Indeed, perhaps what's more disturbing than the images of cops spraying kids' faces with pepper spray is the farce those students may have made of First Amendment rights.  Free speech isn't really free in the sense that it costs nothing.  Or that it can be used unwisely.  It is a valuable right, and one that we should treat responsibly.  Is linking arms and spreading across a college campus walkway to demonstrate how little you understand about funding higher education a good use of something for which countless Americans have actually died in wars?  Shouldn't we save such indignation for when religious freedoms come under attack, when the press is censored, or when minority groups are intimidated in their quest for equal rights?

Oh, right.  Those have already happened.  Legitimate cries for human dignity.  Which means when UC Davis' students stage such a comparatively innocuous demonstration as theirs, free speech risks getting cheapened.

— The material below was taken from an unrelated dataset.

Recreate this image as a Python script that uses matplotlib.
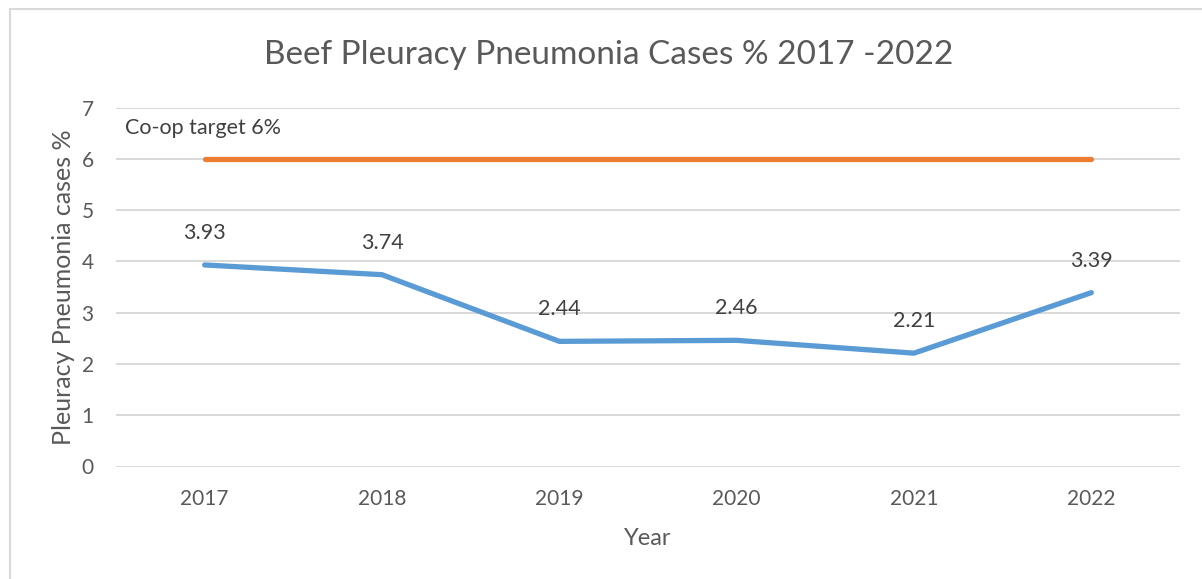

Granted, the campus police could have used other means for brokering the situation instead of pepper spray, but it does not appear that the students would have had it any other way.  And in a sense, the cops helped those students broadcast their message beyond the campus of UC Davis.  Even though that message cast the demonstrators in a negative light.  What would have been just another hollow Occupy protest in suburban Sacramento ended up keeping the national media busy throughout the weekend.

Is that enough to validate the students' claims of victimization at the hands of over-armed riot police?  Or, since California's higher-ed funding woes are only predicted to worsen, has all this rage become just another fad in our current era of discontent?

At least in suburban Sacramento, we can hope last Friday's skirmish will fade away as the need for personal accountability overcomes the irrationality of youth.  Unfortunately, by the time most people discover real causes worth fighting for, the energy of their youth is more memory than mobilizer.

Which means the kids who stayed in the classroom and learned how to solve problems likely will have a greater long-term impact on society than the ones who simply look for impact in the moment.